■ TASK DESCRIPTION
Restate each line word for word. Leave out every picture.

------------------------------

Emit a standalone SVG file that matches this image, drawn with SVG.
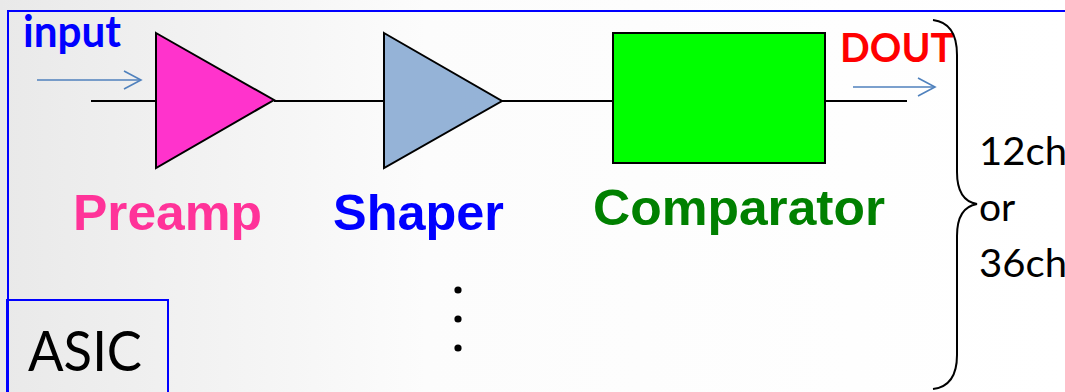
<svg xmlns="http://www.w3.org/2000/svg" width="1065" height="392" viewBox="0 0 1065 392">
  <defs>
    <linearGradient id="bg" x1="0" y1="0" x2="1" y2="0">
      <stop offset="0" stop-color="#e9e9e9"/>
      <stop offset="0.4" stop-color="#fcfcfc"/>
      <stop offset="1" stop-color="#ffffff"/>
    </linearGradient>
    <marker id="open" viewBox="0 0 20 20" refX="18" refY="10" markerWidth="20" markerHeight="20" markerUnits="userSpaceOnUse" orient="auto">
      <path d="M1,1 L18,10 L1,19" fill="none" stroke="#4f81bd" stroke-width="1.6"/>
    </marker>
    <style>
      .wire { stroke: #000; stroke-width: 2; fill: none; }
      .flow { stroke: #4f81bd; stroke-width: 1.6; fill: none; marker-end: url(#open); }
      .part { stroke: #000; stroke-width: 2; stroke-linejoin: miter; }
      .frame { fill: none; stroke: #0000ff; stroke-width: 2; }
      .label { font-family: "Liberation Sans", Arial, sans-serif; font-weight: bold; font-size: 50px; }
      .tag { font-family: Lato, "Liberation Sans", sans-serif; font-weight: bold; }
      .plain { font-family: Lato, "Liberation Sans", sans-serif; fill: #000; }
    </style>
  </defs>

  <rect x="0" y="0" width="1065" height="392" fill="url(#bg)"/>

  <!-- chip outline -->
  <g id="asic-frame">
    <rect class="frame" x="8" y="11" width="1080" height="400"/>
  </g>

  <!-- signal wires and flow arrows -->
  <g id="connectors">
    <line class="wire" x1="91" y1="101" x2="156" y2="101"/>
    <line class="wire" x1="274" y1="101" x2="384" y2="101"/>
    <line class="wire" x1="502" y1="101" x2="613" y2="101"/>
    <line class="wire" x1="825" y1="101" x2="907" y2="101"/>
    <line class="flow" x1="37" y1="80" x2="141" y2="80"/>
    <line class="flow" x1="853" y1="87" x2="935" y2="87"/>
  </g>

  <g id="input">
    <text class="tag" x="23" y="47" font-size="44" fill="#0000ff" textLength="98" lengthAdjust="spacingAndGlyphs">input</text>
  </g>

  <g id="preamp">
    <polygon class="part" points="156,33 274,100 156,168" fill="#ff33cc"/>
    <text class="label" x="73" y="230" font-size="51" fill="#ff3399" textLength="189" lengthAdjust="spacingAndGlyphs">Preamp</text>
  </g>

  <g id="shaper">
    <polygon class="part" points="384,33 502,101 384,168" fill="#95b3d7"/>
    <text class="label" x="333" y="230" fill="#0000ff" textLength="171" lengthAdjust="spacingAndGlyphs">Shaper</text>
  </g>

  <g id="comparator">
    <rect class="part" x="613" y="33" width="212" height="130" fill="#00ff00"/>
    <text class="label" x="593" y="225" fill="#008000" textLength="292" lengthAdjust="spacingAndGlyphs">Comparator</text>
  </g>

  <g id="dout">
    <text class="tag" x="840" y="62" font-size="40" fill="#ff0000" textLength="114" lengthAdjust="spacingAndGlyphs">DOUT</text>
  </g>

  <!-- repeated channels -->
  <g id="more-channels" fill="#000">
    <circle cx="458" cy="290" r="3.6"/>
    <circle cx="458" cy="319" r="3.6"/>
    <circle cx="458" cy="348" r="3.6"/>
  </g>

  <g id="channel-brace">
    <path class="wire" d="M933,20 C950,22 957,35 957,55 L957,172 C957,193 965,202 977,204 C965,206 957,215 957,236 L957,355 C957,375 950,387 933,389"/>
    <text class="plain" x="979" y="165" font-size="39" textLength="88" lengthAdjust="spacingAndGlyphs">12ch</text>
    <text class="plain" x="979" y="221" font-size="39">or</text>
    <text class="plain" x="979" y="277" font-size="39" textLength="88" lengthAdjust="spacingAndGlyphs">36ch</text>
  </g>

  <g id="asic-label">
    <rect class="frame" x="7" y="300" width="161" height="110"/>
    <text class="plain" x="28" y="371" font-size="57" textLength="114" lengthAdjust="spacingAndGlyphs">ASIC</text>
  </g>
</svg>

------------------------------

■ ANSWER FOR THIS EXERCISE
Emit a standalone SVG file that matches this image, drawn with SVG.
<svg xmlns="http://www.w3.org/2000/svg" width="1065" height="392" viewBox="0 0 1065 392">
  <defs>
    <linearGradient id="bg" x1="0" y1="0" x2="1" y2="0">
      <stop offset="0" stop-color="#e9e9e9"/>
      <stop offset="0.4" stop-color="#fcfcfc"/>
      <stop offset="1" stop-color="#ffffff"/>
    </linearGradient>
    <marker id="open" viewBox="0 0 20 20" refX="18" refY="10" markerWidth="20" markerHeight="20" markerUnits="userSpaceOnUse" orient="auto">
      <path d="M1,1 L18,10 L1,19" fill="none" stroke="#4f81bd" stroke-width="1.6"/>
    </marker>
    <style>
      .wire { stroke: #000; stroke-width: 2; fill: none; }
      .flow { stroke: #4f81bd; stroke-width: 1.6; fill: none; marker-end: url(#open); }
      .part { stroke: #000; stroke-width: 2; stroke-linejoin: miter; }
      .frame { fill: none; stroke: #0000ff; stroke-width: 2; }
      .label { font-family: "Liberation Sans", Arial, sans-serif; font-weight: bold; font-size: 50px; }
      .tag { font-family: Lato, "Liberation Sans", sans-serif; font-weight: bold; }
      .plain { font-family: Lato, "Liberation Sans", sans-serif; fill: #000; }
    </style>
  </defs>

  <rect x="0" y="0" width="1065" height="392" fill="url(#bg)"/>

  <!-- chip outline -->
  <g id="asic-frame">
    <rect class="frame" x="8" y="11" width="1080" height="400"/>
  </g>

  <!-- signal wires and flow arrows -->
  <g id="connectors">
    <line class="wire" x1="91" y1="101" x2="156" y2="101"/>
    <line class="wire" x1="274" y1="101" x2="384" y2="101"/>
    <line class="wire" x1="502" y1="101" x2="613" y2="101"/>
    <line class="wire" x1="825" y1="101" x2="907" y2="101"/>
    <line class="flow" x1="37" y1="80" x2="141" y2="80"/>
    <line class="flow" x1="853" y1="87" x2="935" y2="87"/>
  </g>

  <g id="input">
    <text class="tag" x="23" y="47" font-size="44" fill="#0000ff" textLength="98" lengthAdjust="spacingAndGlyphs">input</text>
  </g>

  <g id="preamp">
    <polygon class="part" points="156,33 274,100 156,168" fill="#ff33cc"/>
    <text class="label" x="73" y="230" font-size="51" fill="#ff3399" textLength="189" lengthAdjust="spacingAndGlyphs">Preamp</text>
  </g>

  <g id="shaper">
    <polygon class="part" points="384,33 502,101 384,168" fill="#95b3d7"/>
    <text class="label" x="333" y="230" fill="#0000ff" textLength="171" lengthAdjust="spacingAndGlyphs">Shaper</text>
  </g>

  <g id="comparator">
    <rect class="part" x="613" y="33" width="212" height="130" fill="#00ff00"/>
    <text class="label" x="593" y="225" fill="#008000" textLength="292" lengthAdjust="spacingAndGlyphs">Comparator</text>
  </g>

  <g id="dout">
    <text class="tag" x="840" y="62" font-size="40" fill="#ff0000" textLength="114" lengthAdjust="spacingAndGlyphs">DOUT</text>
  </g>

  <!-- repeated channels -->
  <g id="more-channels" fill="#000">
    <circle cx="458" cy="290" r="3.6"/>
    <circle cx="458" cy="319" r="3.6"/>
    <circle cx="458" cy="348" r="3.6"/>
  </g>

  <g id="channel-brace">
    <path class="wire" d="M933,20 C950,22 957,35 957,55 L957,172 C957,193 965,202 977,204 C965,206 957,215 957,236 L957,355 C957,375 950,387 933,389"/>
    <text class="plain" x="979" y="165" font-size="39" textLength="88" lengthAdjust="spacingAndGlyphs">12ch</text>
    <text class="plain" x="979" y="221" font-size="39">or</text>
    <text class="plain" x="979" y="277" font-size="39" textLength="88" lengthAdjust="spacingAndGlyphs">36ch</text>
  </g>

  <g id="asic-label">
    <rect class="frame" x="7" y="300" width="161" height="110"/>
    <text class="plain" x="28" y="371" font-size="57" textLength="114" lengthAdjust="spacingAndGlyphs">ASIC</text>
  </g>
</svg>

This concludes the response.